* WHAT YOU HAVE TO DO *
Quote the data exactly, first line to the line containing "2.20, 3.00, 3.94];", with no pictures.

* Rows from a dataset of charts and code *
§ §
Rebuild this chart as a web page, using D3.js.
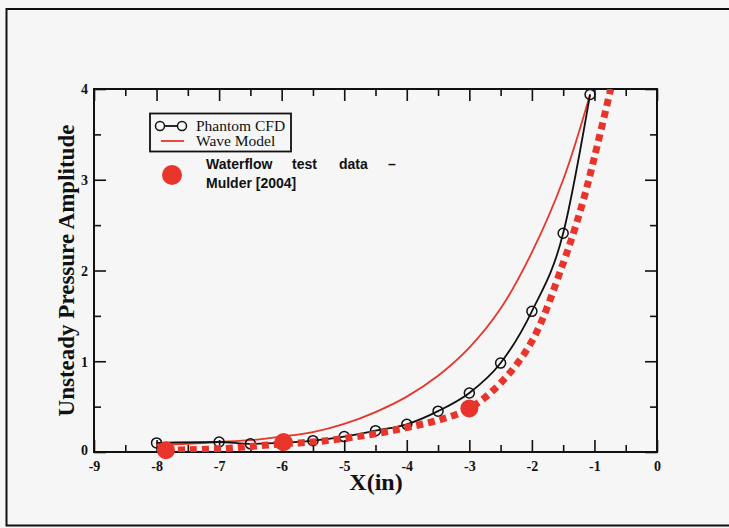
<!DOCTYPE html>
<html><head><meta charset="utf-8">
<script src="https://cdn.jsdelivr.net/npm/d3@7"></script>
<style>
html,body{margin:0;padding:0;background:#f6f6f6;}
svg{display:block;}
.tick text{font-family:'Liberation Serif','Times New Roman',serif;font-size:14px;font-weight:bold;}
</style></head>
<body>
<svg id="chart" width="729" height="528"></svg>
<script>
// ---- data ----
const cfdX = [-8, -7, -6.5, -6, -5.5, -5, -4.5, -4, -3.5, -3, -2.5, -2, -1.5, -1.07];
const cfdY = [0.10, 0.11, 0.09, 0.10, 0.125, 0.17, 0.235, 0.305, 0.45, 0.65, 0.98, 1.55, 2.41, 3.94];

const waveX = [-8, -7.5, -7, -6.5, -6, -5.5, -5, -4.5, -4, -3.5, -3, -2.5, -2, -1.5, -1.07];
const waveY = [0.08, 0.09, 0.11, 0.13, 0.17, 0.22, 0.31, 0.44, 0.61, 0.84, 1.15, 1.58, 2.20, 3.00, 3.94];

const fitX = [-7.85, -7.5, -7, -6.5, -6, -5.5, -5, -4.5, -4, -3.5, -3, -2.5, -2, -1.5, -1.2, -1, -0.74];
const fitY = [0.02, 0.025, 0.035, 0.06, 0.09, 0.11, 0.15, 0.20, 0.27, 0.35, 0.48, 0.76, 1.22, 2.08, 2.72, 3.25, 4.0];

const testX = [-7.85, -5.97, -3.0];
const testY = [0.02, 0.11, 0.48];

const xTicks = [-9, -8, -7, -6, -5, -4, -3, -2, -1, 0];
const yTicks = [0, 1, 2, 3, 4];

const seriesNames = ["Phantom CFD", "Wave Model"];
const testLabel1 = ["Waterflow", "test", "data", "\u2013"];
const testLabel2 = "Mulder [2004]";

// ---- layout ----
const svg = d3.select("#chart");
const L = 94, R = 657, T = 89, B = 452;
const x = d3.scaleLinear().domain([-9, 0]).range([L, R]);
const y = d3.scaleLinear().domain([0, 4]).range([B, T]);
const RED = "#e8352b";
const BG = "#f6f6f6";
const serif = "'Liberation Serif','Times New Roman',serif";
const sans = "'Liberation Sans',Arial,sans-serif";
const fmt = d => String(d);   // plain hyphen-minus as in the reference

svg.append("rect").attr("width", 729).attr("height", 528).attr("fill", BG);
// outer frame
svg.append("rect").attr("x", 6.5).attr("y", 9).attr("width", 740).attr("height", 516.5)
  .attr("fill", "none").attr("stroke", "#111").attr("stroke-width", 2);

// ---- axes (ticks inward on all four sides) ----
const minorX = d3.range(-8.5, 0, 1);
const minorY = d3.range(0.5, 4, 1);
const majorLen = 12, minorLen = 7;

const gx = svg.append("g").attr("transform", `translate(0,${B})`)
  .call(d3.axisBottom(x).tickValues(xTicks).tickSize(-majorLen).tickFormat(fmt));
const gxm = svg.append("g").attr("transform", `translate(0,${B})`)
  .call(d3.axisBottom(x).tickValues(minorX).tickSize(-minorLen).tickFormat(""));
const gxt = svg.append("g").attr("transform", `translate(0,${T})`)
  .call(d3.axisTop(x).tickValues(xTicks).tickSize(-majorLen).tickFormat(""));
const gxtm = svg.append("g").attr("transform", `translate(0,${T})`)
  .call(d3.axisTop(x).tickValues(minorX).tickSize(-minorLen).tickFormat(""));
const gy = svg.append("g").attr("transform", `translate(${L},0)`)
  .call(d3.axisLeft(y).tickValues(yTicks).tickSize(-majorLen).tickFormat(fmt));
const gym = svg.append("g").attr("transform", `translate(${L},0)`)
  .call(d3.axisLeft(y).tickValues(minorY).tickSize(-minorLen).tickFormat(""));
const gyr = svg.append("g").attr("transform", `translate(${R},0)`)
  .call(d3.axisRight(y).tickValues(yTicks).tickSize(-majorLen).tickFormat(""));
const gyrm = svg.append("g").attr("transform", `translate(${R},0)`)
  .call(d3.axisRight(y).tickValues(minorY).tickSize(-minorLen).tickFormat(""));

[gx, gxm, gxt, gxtm, gy, gym, gyr, gyrm].forEach(g => {
  g.attr("font-size", 14).attr("font-family", serif);
  g.select(".domain").remove();
  g.selectAll(".tick line").attr("stroke", "#111").attr("stroke-width", 1.6);
  g.selectAll(".tick text").attr("fill", "#111").attr("font-size", 14);
});
gx.selectAll(".tick text").attr("y", 9).attr("dy", "0.71em");
gy.selectAll(".tick text").attr("x", -6).attr("dy", "0.35em");
gy.selectAll(".tick text").filter(d => d === 0).attr("dy", "0.2em");

// plot frame
svg.append("rect").attr("x", L).attr("y", T).attr("width", R - L).attr("height", B - T)
  .attr("fill", "none").attr("stroke", "#111").attr("stroke-width", 2);

// axis titles
svg.append("text").attr("x", 376).attr("y", 490).attr("text-anchor", "middle")
  .attr("font-family", serif).attr("font-weight", "bold").attr("font-size", 24).attr("fill", "#111").text("X(in)");
svg.append("text").attr("transform", `translate(74,${(T + B) / 2}) rotate(-90)`)
  .attr("text-anchor", "middle").attr("font-family", serif).attr("font-weight", "bold")
  .attr("font-size", 23).attr("fill", "#111").text("Unsteady Pressure Amplitude");

// ---- series ----
const zip = (xs, ys) => xs.map((v, i) => [v, ys[i]]);

const clip = svg.append("clipPath").attr("id", "plotclip");
clip.append("rect").attr("x", L).attr("y", T).attr("width", R - L).attr("height", B - T);
const plot = svg.append("g").attr("clip-path", "url(#plotclip)");

plot.append("path").datum(zip(waveX, waveY))
  .attr("d", d3.line().x(d => x(d[0])).y(d => y(d[1])).curve(d3.curveCatmullRom.alpha(0.5)))
  .attr("fill", "none").attr("stroke", RED).attr("stroke-width", 1.8);

plot.append("path").datum(zip(cfdX, cfdY))
  .attr("d", d3.line().x(d => x(d[0])).y(d => y(d[1])).curve(d3.curveMonotoneX))
  .attr("fill", "none").attr("stroke", "#111").attr("stroke-width", 1.8);

plot.selectAll("circle.cfd").data(zip(cfdX, cfdY)).join("circle").attr("class", "cfd")
  .attr("cx", d => x(d[0])).attr("cy", d => y(d[1])).attr("r", 5)
  .attr("fill", "none").attr("stroke", "#111").attr("stroke-width", 1.5);

plot.append("path").datum(zip(fitX, fitY))
  .attr("d", d3.line().x(d => x(d[0])).y(d => y(d[1])).curve(d3.curveCatmullRom.alpha(0.5)))
  .attr("fill", "none").attr("stroke", RED).attr("stroke-width", 7).attr("stroke-dasharray", "7,5");

svg.selectAll("circle.test").data(zip(testX, testY)).join("circle").attr("class", "test")
  .attr("cx", d => x(d[0])).attr("cy", d => y(d[1])).attr("r", 9).attr("fill", RED);

// ---- legend ----
const lg = svg.append("g");
lg.append("rect").attr("x", 150).attr("y", 113.5).attr("width", 141).attr("height", 38)
  .attr("fill", BG).attr("stroke", "#111").attr("stroke-width", 1.8);
lg.append("line").attr("x1", 160).attr("x2", 182).attr("y1", 126).attr("y2", 126)
  .attr("stroke", "#111").attr("stroke-width", 1.8);
[160, 182].forEach(cx => lg.append("circle").attr("cx", cx).attr("cy", 126).attr("r", 4.5)
  .attr("fill", BG).attr("stroke", "#111").attr("stroke-width", 1.5));
lg.append("line").attr("x1", 161).attr("x2", 184).attr("y1", 141).attr("y2", 141)
  .attr("stroke", RED).attr("stroke-width", 1.8);
lg.selectAll("text.sn").data(seriesNames).join("text").attr("class", "sn")
  .attr("x", 196).attr("y", (d, i) => 130.5 + i * 15.5)
  .attr("font-family", serif).attr("font-size", 15.5).attr("fill", "#111").text(d => d);

lg.append("circle").attr("cx", 172).attr("cy", 175).attr("r", 10).attr("fill", RED);
const wordX = [206, 292, 339, 388];
lg.selectAll("text.t1").data(testLabel1).join("text").attr("class", "t1")
  .attr("x", (d, i) => wordX[i]).attr("y", 168.5)
  .attr("font-family", sans).attr("font-weight", "bold").attr("font-size", 14).attr("fill", "#111").text(d => d);
lg.append("text").attr("x", 206).attr("y", 187.5)
  .attr("font-family", sans).attr("font-weight", "bold").attr("font-size", 14).attr("fill", "#111").text(testLabel2);
</script>
</body></html>
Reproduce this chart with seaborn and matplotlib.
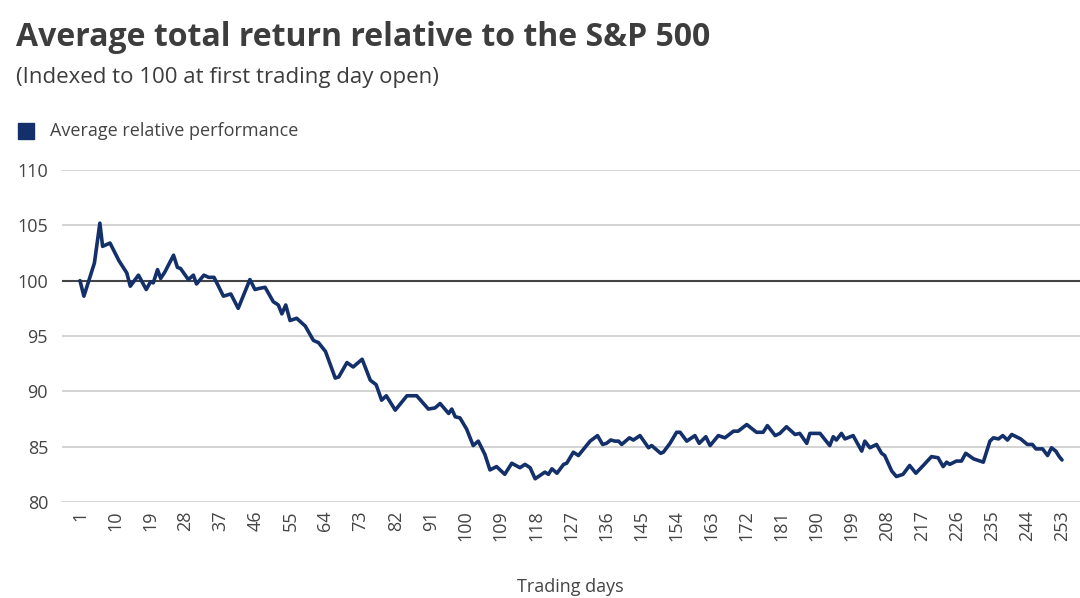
import matplotlib
matplotlib.use("Agg")
import matplotlib.pyplot as plt
import seaborn as sns
import pandas as pd

days = [1, 2.0, 4.7, 6.1, 6.8, 8.7, 11.0, 13.0, 13.9, 16.0, 18.0, 19.1, 19.8, 20.9, 21.7, 22.8, 25.0, 26.0, 26.8,
        28.8, 30.1, 30.9, 32.8, 34, 35.4, 37.8, 39.7, 41.6, 44.6, 45.9, 47, 48.5, 50.6, 51.9, 52.8, 53.8, 54.9,
        56.6, 58.8, 60.9, 62.2, 64.0, 66.5, 67.4, 69.5, 71.1, 73.4, 75.5, 77.0, 78.4, 79.6, 81.9, 84.9, 87.4,
        90.4, 92.1, 93.4, 95.6, 96.4, 97.3, 98.5, 100.2, 101.9, 103.2, 104.9, 106.2, 107.9, 110.0, 111.8, 113.9,
        115.2, 116.5, 117.8, 119.5, 120.3, 121.2, 122.1, 123.4, 125.1, 125.9, 127.6, 128.9, 131.9, 133.8, 135.1,
        136.1, 137.2, 138.3, 139.2, 140.0, 142.0, 143.0, 144.7, 146.9, 147.7, 150.0, 150.7, 152.4, 154.1, 155.0,
        156.7, 158.8, 159.9, 161.6, 162.7, 164.8, 166.5, 168.7, 169.9, 172.1, 174.6, 176.3, 177.4, 179.4, 180.6,
        182.3, 184.5, 185.7, 187.5, 188.3, 190.9, 193.4, 194.3, 195.1, 196.4, 197.3, 199.4, 201.6, 202.4, 203.7,
        205.4, 206.7, 207.5, 209.3, 210.5, 212.2, 213.9, 215.5, 217.4, 219.5, 221.2, 222.5, 223.4, 224.2, 225.9,
        227.2, 228.3, 230.3, 232.8, 234.5, 235.4, 236.7, 237.8, 239.0, 240.1, 242.4, 244.1, 245.4, 246.3, 248.0,
        249.3, 250.3, 251.4, 252.3, 253]
values = [100, 98.6, 101.6, 105.2, 103.1, 103.4, 101.8, 100.7, 99.5, 100.5, 99.2, 99.9, 99.8, 101, 100.2, 100.8,
          102.3, 101.2, 101.1, 100.1, 100.5, 99.7, 100.5, 100.3, 100.3, 98.6, 98.8, 97.5, 100.1, 99.2, 99.3, 99.4,
          98.1, 97.8, 97.0, 97.8, 96.4, 96.6, 95.9, 94.6, 94.4, 93.6, 91.2, 91.3, 92.6, 92.2, 92.9, 91.0, 90.6,
          89.2, 89.6, 88.3, 89.6, 89.6, 88.4, 88.5, 88.9, 88.0, 88.4, 87.7, 87.6, 86.6, 85.1, 85.5, 84.3, 82.9,
          83.2, 82.5, 83.5, 83.1, 83.4, 83.1, 82.1, 82.5, 82.7, 82.5, 83.0, 82.6, 83.4, 83.5, 84.5, 84.2, 85.5,
          86.0, 85.2, 85.3, 85.6, 85.5, 85.5, 85.2, 85.8, 85.6, 86.0, 84.9, 85.1, 84.4, 84.5, 85.3, 86.3, 86.3,
          85.5, 86.0, 85.3, 85.9, 85.1, 86.0, 85.8, 86.4, 86.4, 87.0, 86.3, 86.3, 86.9, 86.0, 86.2, 86.8, 86.1,
          86.2, 85.3, 86.2, 86.2, 85.1, 85.9, 85.6, 86.2, 85.7, 86.0, 84.6, 85.5, 84.9, 85.2, 84.4, 84.2, 82.8,
          82.3, 82.5, 83.3, 82.6, 83.3, 84.1, 84.0, 83.2, 83.6, 83.4, 83.7, 83.7, 84.4, 83.9, 83.6, 85.5, 85.8,
          85.7, 86.0, 85.6, 86.1, 85.7, 85.2, 85.2, 84.8, 84.8, 84.2, 84.9, 84.6, 84.1, 83.8]
xticks = list(range(1, 254, 9))
yticks = [80, 85, 90, 95, 100, 105, 110]

sns.set_style("white")
plt.rcParams['font.family'] = ['Open Sans', 'DejaVu Sans']

df = pd.DataFrame({"day": days, "value": values})
fig = plt.figure(figsize=(10.8, 5.98), dpi=100)
ax = fig.add_axes([62/1080, 1-502/598, 1-62/1080, (502-170)/598])
for y in yticks:
    ax.axhline(y, color="#cccccc", lw=1.2, zorder=0)
ax.axhline(100, color="#444444", lw=1.5, zorder=1)
sns.lineplot(data=df, x="day", y="value", ax=ax, color="#14306b", lw=2.6, zorder=3)
ax.set_xlim(1 - 18/3.897, 253 + 18/3.897)
ax.set_ylim(80, 110)
ax.set_xticks(xticks)
ax.set_xticklabels([str(t) for t in xticks], rotation=90, fontsize=13, color="#444444")
ax.set_yticks(yticks)
ax.set_yticklabels([str(t) for t in yticks], fontsize=13, color="#444444")
ax.tick_params(axis="both", length=0, pad=6)
ax.yaxis.set_tick_params(pad=10)
for s in ax.spines.values():
    s.set_visible(False)
ax.set_xlabel("")
ax.set_ylabel("")
fig.text(570/1080, 1-587/598, "Trading days", ha="center", va="center", fontsize=13, color="#444444")
fig.text(16/1080, 1-37/598, "Average total return relative to the S&P 500", fontsize=23, fontweight="bold",
         color="#3d3d3d", va="center")
fig.text(16/1080, 1-77/598, "(Indexed to 100 at first trading day open)", fontsize=16, color="#3d3d3d", va="center")
fig.patches.append(plt.Rectangle((18/1080, 1-139/598), 16/1080, 16/598, transform=fig.transFigure,
                                 color="#14306b", figure=fig))
fig.text(50/1080, 1-131/598, "Average relative performance", fontsize=13, color="#444444", va="center")
fig.savefig("out.png", dpi=100)
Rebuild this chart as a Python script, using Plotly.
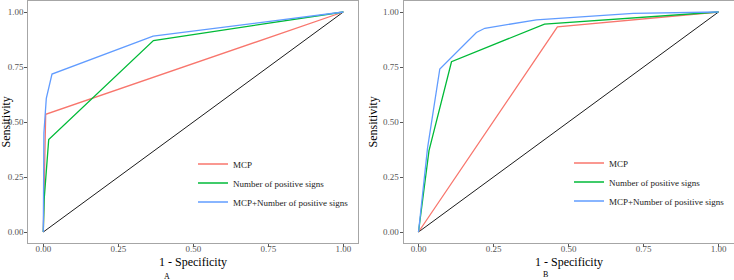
import plotly.graph_objects as go

W, H = 734, 280
FONT = "Times New Roman, Liberation Serif, serif"

series_names = ["MCP", "Number of positive signs", "MCP+Number of positive signs"]
series_colors = ["#F8766D", "#00BA38", "#619CFF"]

# Panel A
a_mcp_x = [0, 0.008, 1]
a_mcp_y = [0, 0.535, 1]
a_num_x = [0, 0.003, 0.018, 0.367, 1]
a_num_y = [0, 0.15, 0.42, 0.87, 1]
a_comb_x = [0, 0.002, 0.01, 0.029, 0.366, 1]
a_comb_y = [0, 0.45, 0.607, 0.718, 0.89, 1]

# Panel B
b_mcp_x = [0, 0.463, 1]
b_mcp_y = [0, 0.932, 1]
b_num_x = [0, 0.035, 0.11, 0.42, 1]
b_num_y = [0, 0.37, 0.774, 0.945, 1]
b_comb_x = [0, 0.03, 0.071, 0.193, 0.221, 0.393, 0.716, 1]
b_comb_y = [0, 0.38, 0.741, 0.907, 0.926, 0.964, 0.994, 1]

diag_x = [0, 1]
diag_y = [0, 1]

tick_vals = [0, 0.25, 0.5, 0.75, 1.0]
tick_text = ["0.00", "0.25", "0.50", "0.75", "1.00"]
panel_labels = ["A", "B"]
x_title = "1 - Specificity"
y_title = "Sensitivity"

fig = go.Figure()

panels = [
    ([a_mcp_x, a_num_x, a_comb_x], [a_mcp_y, a_num_y, a_comb_y], "x", "y", "legend"),
    ([b_mcp_x, b_num_x, b_comb_x], [b_mcp_y, b_num_y, b_comb_y], "x2", "y2", "legend2"),
]
for xs, ys, xa, ya, lg in panels:
    fig.add_trace(go.Scatter(x=diag_x, y=diag_y, mode="lines", xaxis=xa, yaxis=ya,
                             line=dict(color="black", width=0.9), showlegend=False,
                             hoverinfo="skip"))
    for name, color, x, y in zip(series_names, series_colors, xs, ys):
        fig.add_trace(go.Scatter(x=x, y=y, mode="lines", name=name, xaxis=xa, yaxis=ya,
                                 line=dict(color=color, width=1.3), legend=lg))

ydom = [(H - 243) / H, (H - 1) / H]
xdoms = [[28.3 / W, 358.3 / W], [403.5 / W, 733.5 / W]]

axis_common = dict(
    range=[-0.05, 1.05], tickvals=tick_vals, ticktext=tick_text,
    showgrid=False, zeroline=False, showline=True, mirror=True,
    linecolor="#a6a6a6", linewidth=1, ticks="outside", ticklen=3, tickwidth=1,
    tickcolor="#555555", tickfont=dict(family=FONT, size=9, color="#555555"),
    automargin=False,
)

layout = dict(
    width=W, height=H, margin=dict(l=0, r=0, t=0, b=0),
    paper_bgcolor="white", plot_bgcolor="white",
    font=dict(family=FONT, color="black"),
)
for i, xd in enumerate(xdoms):
    sx = "" if i == 0 else str(i + 1)
    layout["xaxis" + sx] = dict(axis_common, domain=xd, anchor="y" + sx, ticklabelstandoff=-6)
    layout["yaxis" + sx] = dict(axis_common, domain=ydom, anchor="x" + sx, ticklabelstandoff=-1)

legend_common = dict(font=dict(family=FONT, size=9, color="#222222"), bgcolor="rgba(0,0,0,0)",
                     borderwidth=0, xanchor="left", yanchor="middle", tracegroupgap=0)
layout["legend"] = dict(legend_common, x=193 / W, y=1 - 183 / H)
layout["legend2"] = dict(legend_common, x=569 / W, y=1 - 182 / H)

fig.update_layout(**layout)

# axis titles
for xd in xdoms:
    xc = (xd[0] + xd[1]) / 2
    fig.add_annotation(text=x_title, x=xc, y=1 - 261.5 / H, xref="paper", yref="paper",
                       showarrow=False, font=dict(family=FONT, size=12, color="black"),
                       xanchor="center", yanchor="middle", borderpad=0)
for px in (5.5, 372.5):
    fig.add_annotation(text=y_title, x=px / W, y=1 - 122 / H, xref="paper", yref="paper",
                       showarrow=False, textangle=-90,
                       font=dict(family=FONT, size=12, color="black"),
                       xanchor="center", yanchor="middle")

label_pos = [(167, 276), (545, 274)]
for text, (px, py) in zip(panel_labels, label_pos):
    fig.add_annotation(text=text, x=px / W, y=1 - py / H, xref="paper", yref="paper",
                       showarrow=False, font=dict(family=FONT, size=8, color="black"),
                       xanchor="center", yanchor="middle")

fig.write_html("out.html")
§ §
* RESULT *
Rebuild this chart as a web page, using D3.js.
<!DOCTYPE html>
<html><head><meta charset="utf-8">
<script src="https://cdn.jsdelivr.net/npm/d3@7"></script>
<style>
html,body{margin:0;padding:0;background:#f6f6f6;}
svg{display:block;}
.tick text{font-family:'Liberation Serif','Times New Roman',serif;font-size:14px;font-weight:bold;}
</style></head>
<body>
<svg id="chart" width="729" height="528"></svg>
<script>
// ---- data ----
const cfdX = [-8, -7, -6.5, -6, -5.5, -5, -4.5, -4, -3.5, -3, -2.5, -2, -1.5, -1.07];
const cfdY = [0.10, 0.11, 0.09, 0.10, 0.125, 0.17, 0.235, 0.305, 0.45, 0.65, 0.98, 1.55, 2.41, 3.94];

const waveX = [-8, -7.5, -7, -6.5, -6, -5.5, -5, -4.5, -4, -3.5, -3, -2.5, -2, -1.5, -1.07];
const waveY = [0.08, 0.09, 0.11, 0.13, 0.17, 0.22, 0.31, 0.44, 0.61, 0.84, 1.15, 1.58, 2.20, 3.00, 3.94];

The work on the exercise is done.